> STATED PROBLEM:
Copy out the listing in full, exactly as written, but not its pictures.

> MATERIAL:
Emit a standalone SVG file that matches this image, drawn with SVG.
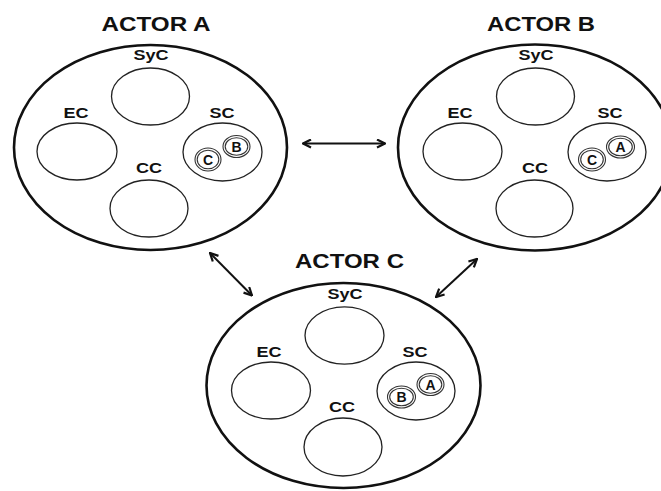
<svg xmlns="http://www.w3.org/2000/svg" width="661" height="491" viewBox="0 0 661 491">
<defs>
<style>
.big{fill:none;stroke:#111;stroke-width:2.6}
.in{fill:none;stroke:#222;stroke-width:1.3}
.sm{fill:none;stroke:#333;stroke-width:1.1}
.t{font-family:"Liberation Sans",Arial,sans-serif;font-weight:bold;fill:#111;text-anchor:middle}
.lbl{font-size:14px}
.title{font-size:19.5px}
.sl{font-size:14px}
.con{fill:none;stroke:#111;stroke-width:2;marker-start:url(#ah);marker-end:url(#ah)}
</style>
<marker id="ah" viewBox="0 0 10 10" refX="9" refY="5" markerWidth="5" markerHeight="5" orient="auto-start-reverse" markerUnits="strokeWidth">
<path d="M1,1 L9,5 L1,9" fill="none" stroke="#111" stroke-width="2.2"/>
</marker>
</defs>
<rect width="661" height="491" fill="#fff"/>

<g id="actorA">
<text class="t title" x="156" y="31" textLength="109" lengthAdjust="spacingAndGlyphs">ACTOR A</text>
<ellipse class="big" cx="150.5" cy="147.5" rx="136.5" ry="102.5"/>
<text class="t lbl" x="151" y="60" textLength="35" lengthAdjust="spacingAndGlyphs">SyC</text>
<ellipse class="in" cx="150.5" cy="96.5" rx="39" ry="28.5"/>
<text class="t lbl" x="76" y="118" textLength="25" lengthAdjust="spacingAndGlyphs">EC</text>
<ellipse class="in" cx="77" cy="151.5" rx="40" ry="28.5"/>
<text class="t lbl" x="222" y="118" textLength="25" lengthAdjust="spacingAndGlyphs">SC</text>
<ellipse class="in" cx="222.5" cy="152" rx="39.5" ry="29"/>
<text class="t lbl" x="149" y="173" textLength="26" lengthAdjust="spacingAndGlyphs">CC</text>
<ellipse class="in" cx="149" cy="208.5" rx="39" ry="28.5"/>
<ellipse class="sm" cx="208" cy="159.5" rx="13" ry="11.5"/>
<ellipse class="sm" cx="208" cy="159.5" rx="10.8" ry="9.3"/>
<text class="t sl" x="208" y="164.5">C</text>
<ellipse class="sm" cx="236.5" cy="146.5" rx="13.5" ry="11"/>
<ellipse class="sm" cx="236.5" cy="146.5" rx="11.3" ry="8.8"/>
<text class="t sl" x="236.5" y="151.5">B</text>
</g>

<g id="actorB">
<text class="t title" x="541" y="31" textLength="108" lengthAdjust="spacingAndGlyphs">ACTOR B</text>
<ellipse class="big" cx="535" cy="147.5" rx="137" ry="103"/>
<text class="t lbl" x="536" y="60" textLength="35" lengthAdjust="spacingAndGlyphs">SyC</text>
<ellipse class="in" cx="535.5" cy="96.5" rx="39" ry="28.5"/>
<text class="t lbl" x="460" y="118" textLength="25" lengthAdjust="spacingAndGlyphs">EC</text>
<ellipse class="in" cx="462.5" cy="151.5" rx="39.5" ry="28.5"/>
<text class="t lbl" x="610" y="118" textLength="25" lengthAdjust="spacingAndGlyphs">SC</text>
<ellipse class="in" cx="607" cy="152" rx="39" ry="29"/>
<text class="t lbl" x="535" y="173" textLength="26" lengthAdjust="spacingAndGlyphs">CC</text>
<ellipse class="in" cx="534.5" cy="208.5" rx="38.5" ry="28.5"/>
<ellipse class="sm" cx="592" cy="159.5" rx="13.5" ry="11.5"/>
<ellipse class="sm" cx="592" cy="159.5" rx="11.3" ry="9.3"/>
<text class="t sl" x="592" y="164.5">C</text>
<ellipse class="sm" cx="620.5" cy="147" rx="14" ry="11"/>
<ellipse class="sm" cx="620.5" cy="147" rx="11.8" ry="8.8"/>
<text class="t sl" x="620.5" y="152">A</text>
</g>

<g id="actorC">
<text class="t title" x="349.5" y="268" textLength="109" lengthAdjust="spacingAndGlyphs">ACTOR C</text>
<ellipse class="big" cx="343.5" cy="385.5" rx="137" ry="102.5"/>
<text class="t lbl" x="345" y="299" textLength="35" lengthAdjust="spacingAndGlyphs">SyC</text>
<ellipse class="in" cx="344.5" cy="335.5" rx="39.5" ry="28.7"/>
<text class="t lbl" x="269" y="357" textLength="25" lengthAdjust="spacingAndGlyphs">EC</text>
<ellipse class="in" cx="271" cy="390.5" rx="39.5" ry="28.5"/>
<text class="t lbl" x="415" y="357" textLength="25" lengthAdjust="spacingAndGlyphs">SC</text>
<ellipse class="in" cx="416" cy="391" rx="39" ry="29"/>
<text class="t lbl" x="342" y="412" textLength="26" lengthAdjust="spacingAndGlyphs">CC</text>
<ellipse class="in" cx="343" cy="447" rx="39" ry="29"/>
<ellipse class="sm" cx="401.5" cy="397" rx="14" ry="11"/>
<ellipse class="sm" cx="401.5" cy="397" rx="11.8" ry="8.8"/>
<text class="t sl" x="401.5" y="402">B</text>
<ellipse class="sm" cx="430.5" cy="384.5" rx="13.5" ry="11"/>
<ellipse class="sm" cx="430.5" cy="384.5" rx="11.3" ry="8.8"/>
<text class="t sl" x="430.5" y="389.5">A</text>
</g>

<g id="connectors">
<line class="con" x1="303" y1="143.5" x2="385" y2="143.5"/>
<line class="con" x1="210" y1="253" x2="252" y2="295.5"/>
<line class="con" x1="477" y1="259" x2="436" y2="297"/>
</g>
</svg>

> REPLY TO THE TASK:
Emit a standalone SVG file that matches this image, drawn with SVG.
<svg xmlns="http://www.w3.org/2000/svg" width="661" height="491" viewBox="0 0 661 491">
<defs>
<style>
.big{fill:none;stroke:#111;stroke-width:2.6}
.in{fill:none;stroke:#222;stroke-width:1.3}
.sm{fill:none;stroke:#333;stroke-width:1.1}
.t{font-family:"Liberation Sans",Arial,sans-serif;font-weight:bold;fill:#111;text-anchor:middle}
.lbl{font-size:14px}
.title{font-size:19.5px}
.sl{font-size:14px}
.con{fill:none;stroke:#111;stroke-width:2;marker-start:url(#ah);marker-end:url(#ah)}
</style>
<marker id="ah" viewBox="0 0 10 10" refX="9" refY="5" markerWidth="5" markerHeight="5" orient="auto-start-reverse" markerUnits="strokeWidth">
<path d="M1,1 L9,5 L1,9" fill="none" stroke="#111" stroke-width="2.2"/>
</marker>
</defs>
<rect width="661" height="491" fill="#fff"/>

<g id="actorA">
<text class="t title" x="156" y="31" textLength="109" lengthAdjust="spacingAndGlyphs">ACTOR A</text>
<ellipse class="big" cx="150.5" cy="147.5" rx="136.5" ry="102.5"/>
<text class="t lbl" x="151" y="60" textLength="35" lengthAdjust="spacingAndGlyphs">SyC</text>
<ellipse class="in" cx="150.5" cy="96.5" rx="39" ry="28.5"/>
<text class="t lbl" x="76" y="118" textLength="25" lengthAdjust="spacingAndGlyphs">EC</text>
<ellipse class="in" cx="77" cy="151.5" rx="40" ry="28.5"/>
<text class="t lbl" x="222" y="118" textLength="25" lengthAdjust="spacingAndGlyphs">SC</text>
<ellipse class="in" cx="222.5" cy="152" rx="39.5" ry="29"/>
<text class="t lbl" x="149" y="173" textLength="26" lengthAdjust="spacingAndGlyphs">CC</text>
<ellipse class="in" cx="149" cy="208.5" rx="39" ry="28.5"/>
<ellipse class="sm" cx="208" cy="159.5" rx="13" ry="11.5"/>
<ellipse class="sm" cx="208" cy="159.5" rx="10.8" ry="9.3"/>
<text class="t sl" x="208" y="164.5">C</text>
<ellipse class="sm" cx="236.5" cy="146.5" rx="13.5" ry="11"/>
<ellipse class="sm" cx="236.5" cy="146.5" rx="11.3" ry="8.8"/>
<text class="t sl" x="236.5" y="151.5">B</text>
</g>

<g id="actorB">
<text class="t title" x="541" y="31" textLength="108" lengthAdjust="spacingAndGlyphs">ACTOR B</text>
<ellipse class="big" cx="535" cy="147.5" rx="137" ry="103"/>
<text class="t lbl" x="536" y="60" textLength="35" lengthAdjust="spacingAndGlyphs">SyC</text>
<ellipse class="in" cx="535.5" cy="96.5" rx="39" ry="28.5"/>
<text class="t lbl" x="460" y="118" textLength="25" lengthAdjust="spacingAndGlyphs">EC</text>
<ellipse class="in" cx="462.5" cy="151.5" rx="39.5" ry="28.5"/>
<text class="t lbl" x="610" y="118" textLength="25" lengthAdjust="spacingAndGlyphs">SC</text>
<ellipse class="in" cx="607" cy="152" rx="39" ry="29"/>
<text class="t lbl" x="535" y="173" textLength="26" lengthAdjust="spacingAndGlyphs">CC</text>
<ellipse class="in" cx="534.5" cy="208.5" rx="38.5" ry="28.5"/>
<ellipse class="sm" cx="592" cy="159.5" rx="13.5" ry="11.5"/>
<ellipse class="sm" cx="592" cy="159.5" rx="11.3" ry="9.3"/>
<text class="t sl" x="592" y="164.5">C</text>
<ellipse class="sm" cx="620.5" cy="147" rx="14" ry="11"/>
<ellipse class="sm" cx="620.5" cy="147" rx="11.8" ry="8.8"/>
<text class="t sl" x="620.5" y="152">A</text>
</g>

<g id="actorC">
<text class="t title" x="349.5" y="268" textLength="109" lengthAdjust="spacingAndGlyphs">ACTOR C</text>
<ellipse class="big" cx="343.5" cy="385.5" rx="137" ry="102.5"/>
<text class="t lbl" x="345" y="299" textLength="35" lengthAdjust="spacingAndGlyphs">SyC</text>
<ellipse class="in" cx="344.5" cy="335.5" rx="39.5" ry="28.7"/>
<text class="t lbl" x="269" y="357" textLength="25" lengthAdjust="spacingAndGlyphs">EC</text>
<ellipse class="in" cx="271" cy="390.5" rx="39.5" ry="28.5"/>
<text class="t lbl" x="415" y="357" textLength="25" lengthAdjust="spacingAndGlyphs">SC</text>
<ellipse class="in" cx="416" cy="391" rx="39" ry="29"/>
<text class="t lbl" x="342" y="412" textLength="26" lengthAdjust="spacingAndGlyphs">CC</text>
<ellipse class="in" cx="343" cy="447" rx="39" ry="29"/>
<ellipse class="sm" cx="401.5" cy="397" rx="14" ry="11"/>
<ellipse class="sm" cx="401.5" cy="397" rx="11.8" ry="8.8"/>
<text class="t sl" x="401.5" y="402">B</text>
<ellipse class="sm" cx="430.5" cy="384.5" rx="13.5" ry="11"/>
<ellipse class="sm" cx="430.5" cy="384.5" rx="11.3" ry="8.8"/>
<text class="t sl" x="430.5" y="389.5">A</text>
</g>

<g id="connectors">
<line class="con" x1="303" y1="143.5" x2="385" y2="143.5"/>
<line class="con" x1="210" y1="253" x2="252" y2="295.5"/>
<line class="con" x1="477" y1="259" x2="436" y2="297"/>
</g>
</svg>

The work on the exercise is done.